### [Given request]
Take the lines from the beginning of the material through the line containing "W, H = 750, 839" and retype them exactly, leaving the pictures out.

### [Dataset content]
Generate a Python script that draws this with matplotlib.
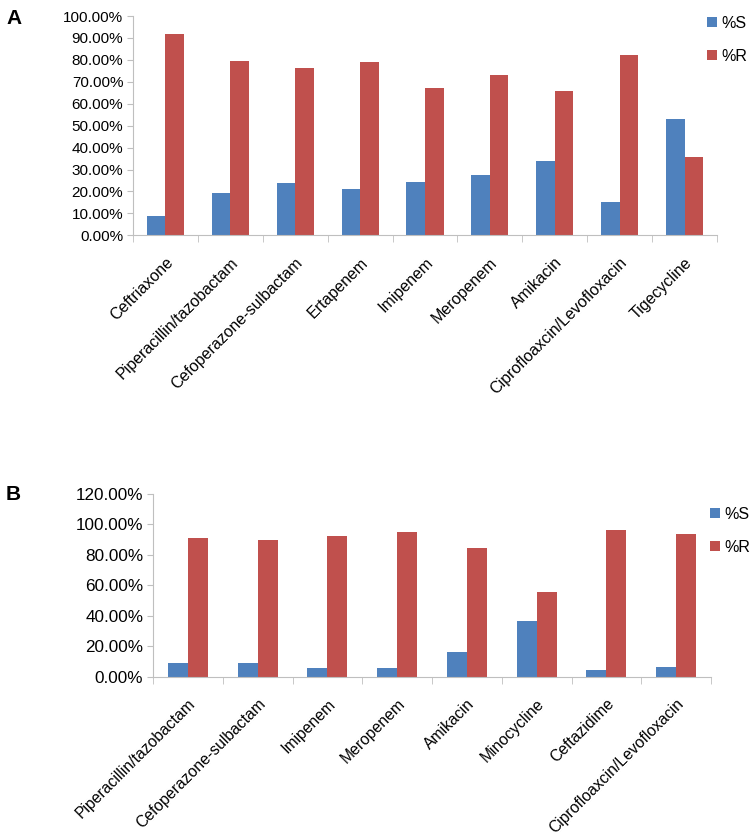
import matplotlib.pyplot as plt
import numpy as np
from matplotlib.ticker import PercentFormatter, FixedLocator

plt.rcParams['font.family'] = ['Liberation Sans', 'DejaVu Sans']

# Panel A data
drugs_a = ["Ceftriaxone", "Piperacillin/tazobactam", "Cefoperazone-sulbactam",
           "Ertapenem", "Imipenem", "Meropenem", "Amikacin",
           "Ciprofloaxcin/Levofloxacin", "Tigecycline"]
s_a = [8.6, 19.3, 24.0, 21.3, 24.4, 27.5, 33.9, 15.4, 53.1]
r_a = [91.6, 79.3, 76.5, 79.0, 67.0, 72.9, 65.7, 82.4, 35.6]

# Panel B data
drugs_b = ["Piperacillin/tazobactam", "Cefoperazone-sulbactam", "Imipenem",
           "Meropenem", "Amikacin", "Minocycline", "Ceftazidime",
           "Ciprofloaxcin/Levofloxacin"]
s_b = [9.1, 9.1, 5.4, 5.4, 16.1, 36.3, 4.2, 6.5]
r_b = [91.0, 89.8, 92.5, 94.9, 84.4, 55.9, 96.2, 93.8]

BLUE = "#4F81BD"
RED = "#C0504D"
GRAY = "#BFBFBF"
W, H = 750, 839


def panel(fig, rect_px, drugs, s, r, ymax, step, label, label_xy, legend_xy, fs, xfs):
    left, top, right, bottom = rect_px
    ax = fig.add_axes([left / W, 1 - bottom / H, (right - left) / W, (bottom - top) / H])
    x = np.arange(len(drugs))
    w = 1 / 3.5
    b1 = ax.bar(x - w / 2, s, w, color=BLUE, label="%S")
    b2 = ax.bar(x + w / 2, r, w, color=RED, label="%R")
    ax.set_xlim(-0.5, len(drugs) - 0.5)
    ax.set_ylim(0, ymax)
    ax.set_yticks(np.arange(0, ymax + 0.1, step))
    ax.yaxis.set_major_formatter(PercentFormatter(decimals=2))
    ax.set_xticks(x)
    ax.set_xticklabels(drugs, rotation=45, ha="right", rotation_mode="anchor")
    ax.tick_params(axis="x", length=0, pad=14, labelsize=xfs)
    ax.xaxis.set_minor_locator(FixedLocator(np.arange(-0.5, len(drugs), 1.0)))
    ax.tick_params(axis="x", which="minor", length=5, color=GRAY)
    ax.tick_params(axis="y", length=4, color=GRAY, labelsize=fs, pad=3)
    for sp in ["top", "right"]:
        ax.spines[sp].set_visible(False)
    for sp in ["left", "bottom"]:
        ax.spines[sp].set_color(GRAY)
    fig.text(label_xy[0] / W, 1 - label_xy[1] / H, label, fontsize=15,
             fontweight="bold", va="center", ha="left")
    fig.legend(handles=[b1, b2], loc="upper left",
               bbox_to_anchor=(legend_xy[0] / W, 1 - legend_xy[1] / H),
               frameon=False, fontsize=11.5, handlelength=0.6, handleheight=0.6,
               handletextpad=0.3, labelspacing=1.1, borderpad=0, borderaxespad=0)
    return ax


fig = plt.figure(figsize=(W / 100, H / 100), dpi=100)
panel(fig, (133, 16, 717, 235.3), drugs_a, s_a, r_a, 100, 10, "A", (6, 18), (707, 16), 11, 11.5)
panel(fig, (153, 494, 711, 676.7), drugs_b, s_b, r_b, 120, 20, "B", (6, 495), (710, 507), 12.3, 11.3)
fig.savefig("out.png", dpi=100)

### [Full output]
Generate a Python script that draws this with matplotlib.
import matplotlib.pyplot as plt
import numpy as np
from matplotlib.ticker import PercentFormatter, FixedLocator

plt.rcParams['font.family'] = ['Liberation Sans', 'DejaVu Sans']

# Panel A data
drugs_a = ["Ceftriaxone", "Piperacillin/tazobactam", "Cefoperazone-sulbactam",
           "Ertapenem", "Imipenem", "Meropenem", "Amikacin",
           "Ciprofloaxcin/Levofloxacin", "Tigecycline"]
s_a = [8.6, 19.3, 24.0, 21.3, 24.4, 27.5, 33.9, 15.4, 53.1]
r_a = [91.6, 79.3, 76.5, 79.0, 67.0, 72.9, 65.7, 82.4, 35.6]

# Panel B data
drugs_b = ["Piperacillin/tazobactam", "Cefoperazone-sulbactam", "Imipenem",
           "Meropenem", "Amikacin", "Minocycline", "Ceftazidime",
           "Ciprofloaxcin/Levofloxacin"]
s_b = [9.1, 9.1, 5.4, 5.4, 16.1, 36.3, 4.2, 6.5]
r_b = [91.0, 89.8, 92.5, 94.9, 84.4, 55.9, 96.2, 93.8]

BLUE = "#4F81BD"
RED = "#C0504D"
GRAY = "#BFBFBF"
W, H = 750, 839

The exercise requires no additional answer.